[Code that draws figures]
#####
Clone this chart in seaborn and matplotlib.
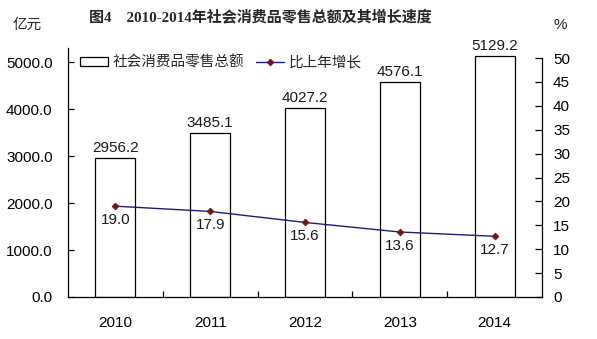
import matplotlib
matplotlib.use("Agg")
import matplotlib.pyplot as plt
import seaborn as sns
import pandas as pd
from matplotlib.ticker import FixedLocator

# Data
years = ["2010", "2011", "2012", "2013", "2014"]
retail_sales = [2956.2, 3485.1, 4027.2, 4576.1, 5129.2]   # 亿元
growth_rate = [19.0, 17.9, 15.6, 13.6, 12.7]              # %
left_ticks = [0, 1000, 2000, 3000, 4000, 5000]
right_ticks = [0, 5, 10, 15, 20, 25, 30, 35, 40, 45, 50]

df = pd.DataFrame({"year": years, "sales": retail_sales, "growth": growth_rate})

sns.set_style("white")
plt.rcParams["font.family"] = ["Liberation Sans", "Noto Sans CJK SC", "DejaVu Sans"]
plt.rcParams["axes.linewidth"] = 0.9

fig = plt.figure(figsize=(5.97, 3.39), dpi=100)
ax = fig.add_axes([68 / 597, 42 / 339, 474 / 597, 249 / 339])

# Bars: retail sales
sns.barplot(data=df, x="year", y="sales", ax=ax, color="white", width=0.42,
            edgecolor="black", linewidth=0.9, saturation=1,
            label="社会消费品零售总额")
if ax.get_legend() is not None:
    ax.get_legend().remove()
ax.set_xlim(-0.5, 4.5)
ax.set_ylim(0, 5300)
ax.set_xlabel("")
ax.set_ylabel("")

for i, v in enumerate(retail_sales):
    ax.annotate(f"{v:.1f}", (i, v), xytext=(0, 2), textcoords="offset points",
                ha="center", va="bottom", fontsize=11, color="#1a1a1a")

# Growth line on the secondary axis
ax2 = ax.twinx()
sns.pointplot(data=df, x="year", y="growth", ax=ax2, color="#1c1c78",
              markers="D", linestyles="-", label="比上年增长")
for ln in ax2.lines:
    ln.set_linewidth(1.0)
    ln.set_markersize(3.5)
    ln.set_markeredgewidth(0.5)
    ln.set_markerfacecolor("#701414")
    ln.set_markeredgecolor("#701414")
ax2.set_xlim(-0.5, 4.5)
ax2.set_ylim(0, 50 * 249 / 239)
ax2.set_ylabel("")
ax2.set_xlabel("")

for i, v in enumerate(growth_rate):
    ax2.annotate(f"{v:.1f}", (i, v), xytext=(0, -5), textcoords="offset points",
                 ha="center", va="top", fontsize=11, color="#1a1a1a")

# Axes styling
for a in (ax, ax2):
    a.spines["top"].set_visible(False)
    for s in a.spines.values():
        s.set_color("black")
ax.spines["right"].set_visible(False)
ax2.spines["left"].set_visible(False)
ax2.spines["bottom"].set_visible(False)
ax2.spines["right"].set_bounds(0, 50)

ax.set_yticks(left_ticks)
ax.set_yticklabels([f"{t:.1f}" for t in left_ticks])
ax.tick_params(axis="y", direction="in", length=4, width=0.9, pad=11,
               labelsize=11, colors="black", left=True)
ax2.set_yticks(right_ticks)
ax2.set_yticklabels([str(t) for t in right_ticks])
ax2.tick_params(axis="y", direction="in", length=5, width=0.9, pad=8,
                labelsize=11, colors="black", right=True)

ax.set_xticks(range(len(years)))
ax.set_xticklabels(years)
ax.xaxis.set_minor_locator(FixedLocator([0.5, 1.5, 2.5, 3.5]))
ax.tick_params(axis="x", which="major", length=0, pad=14, labelsize=11,
               colors="black")
ax.tick_params(axis="x", which="minor", direction="in", length=4, width=0.9,
               bottom=True, color="black")
ax2.tick_params(axis="x", which="both", bottom=False, top=False)

# Legend combining both series
h1, l1 = ax.get_legend_handles_labels()
h2, l2 = ax2.get_legend_handles_labels()
if ax2.get_legend() is not None:
    ax2.get_legend().remove()
leg = ax2.legend(h1 + h2, l1 + l2, loc="upper left", bbox_to_anchor=(0.01, 1.0),
                 ncol=2, frameon=False, fontsize=10.5, handlelength=1.9,
                 handleheight=0.55, handletextpad=0.35, columnspacing=0.8,
                 borderaxespad=0.1)

# Titles and unit labels
fig.text(260 / 597, 1 - 18 / 339, "图4　2010-2014年社会消费品零售总额及其增长速度",
         ha="center", va="center", fontsize=10.8, fontweight="bold",
         family=["Liberation Serif", "Noto Sans CJK SC"])
fig.text(27 / 597, 1 - 25 / 339, "亿元", ha="center", va="center", fontsize=10.5,
         family=["Noto Sans CJK SC", "DejaVu Sans"])
fig.text(560 / 597, 1 - 25 / 339, "%", ha="center", va="center", fontsize=11)

fig.savefig("out.png", dpi=100, facecolor="white")
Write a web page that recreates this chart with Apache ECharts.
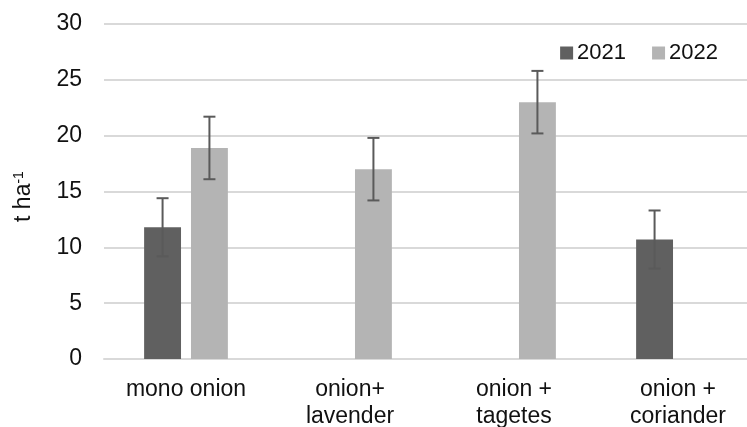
<!DOCTYPE html>
<html>
<head>
<meta charset="utf-8">
<script src="https://cdn.jsdelivr.net/npm/echarts@6/dist/echarts.min.js"></script>
<style>
  html, body { margin: 0; padding: 0; background: #fff; }
  #chart { width: 747px; height: 427px; }
</style>
</head>
<body>
<div id="chart"></div>
<script>
const categories = ['mono onion', 'onion+\nlavender', 'onion +\ntagetes', 'onion +\ncoriander'];
const values2021 = [11.8, null, null, 10.7];
const values2022 = [18.9, 17.0, 23.0, null];
const err2021 = [2.6, null, null, 2.6];
const err2022 = [2.8, 2.8, 2.8, null];

const barColors = ['#606060', '#b4b4b4'];
const errColor = '#5a5a5a';
const barWidthPct = 0.225;
const barGapPct = 0.27;

function errorSeries(values, errs, side) {
  const data = values.map((v, i) => (v == null ? null : [i, v, errs[i]])).filter(d => d);
  return {
    type: 'custom',
    silent: true,
    z: 10,
    data: data,
    renderItem: function (params, api) {
      const idx = api.value(0);
      const v = api.value(1);
      const e = api.value(2);
      const catW = api.size([1, 0])[0];
      const bw = catW * barWidthPct;
      const off = side * (bw + bw * barGapPct) / 2;
      const top = api.coord([idx, v + e]);
      const bot = api.coord([idx, v - e]);
      const x = top[0] + off;
      const cap = 6;
      const style = { stroke: errColor, lineWidth: 2, fill: null };
      return {
        type: 'group',
        children: [
          { type: 'line', shape: { x1: x, y1: top[1], x2: x, y2: bot[1] }, style: style },
          { type: 'line', shape: { x1: x - cap, y1: top[1], x2: x + cap, y2: top[1] }, style: style },
          { type: 'line', shape: { x1: x - cap, y1: bot[1], x2: x + cap, y2: bot[1] }, style: style }
        ]
      };
    }
  };
}

const chart = echarts.init(document.getElementById('chart'));
chart.setOption({
  animation: false,
  textStyle: { fontFamily: 'Liberation Sans, Arial, sans-serif' },
  grid: {
    left: 104, width: 656, top: 24, bottom: 68,
    containLabel: false,
    outerBoundsMode: 'none'
  },
  legend: {
    right: 24,
    top: 37,
    itemWidth: 13,
    itemHeight: 13,
    itemGap: 26,
    icon: 'rect',
    textStyle: { fontSize: 22, color: '#111', padding: [0, 0, 0, -1] },
    data: ['2021', '2022']
  },
  xAxis: {
    type: 'category',
    data: categories,
    axisLine: { lineStyle: { color: '#d9d9d9', width: 2 } },
    axisTick: { show: false },
    axisLabel: { fontSize: 23, color: '#111', lineHeight: 27, margin: 17, interval: 0 }
  },
  yAxis: {
    type: 'value',
    min: 0,
    max: 30,
    interval: 5,
    name: 't ha{sup|-1}',
    nameLocation: 'middle',
    nameGap: 68,
    nameRotate: 90,
    nameTextStyle: {
      fontSize: 23,
      color: '#111',
      padding: [0, 10, 0, 0],
      rich: { sup: { fontSize: 14, verticalAlign: 'top', color: '#111', padding: [0, 0, 10, 0] } }
    },
    axisLine: { show: false },
    axisTick: { show: false },
    axisLabel: { fontSize: 23, color: '#111', margin: 22 },
    splitLine: { lineStyle: { color: '#d9d9d9', width: 2 } }
  },
  series: [
    {
      name: '2021',
      type: 'bar',
      data: values2021,
      barWidth: (barWidthPct * 100) + '%',
      barGap: (barGapPct * 100) + '%',
      itemStyle: { color: barColors[0] }
    },
    {
      name: '2022',
      type: 'bar',
      data: values2022,
      barWidth: (barWidthPct * 100) + '%',
      itemStyle: { color: barColors[1] }
    },
    errorSeries(values2021, err2021, -1),
    errorSeries(values2022, err2022, 1)
  ]
});
</script>
</body>
</html>
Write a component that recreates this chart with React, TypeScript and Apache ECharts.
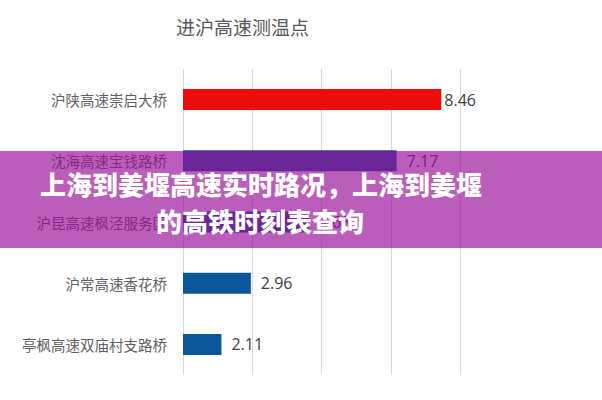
#####
(Work to do)
Show all lines in the entries above where the word "seaborn" appears.

(The output)
Clone this chart in seaborn and matplotlib.
import seaborn as sns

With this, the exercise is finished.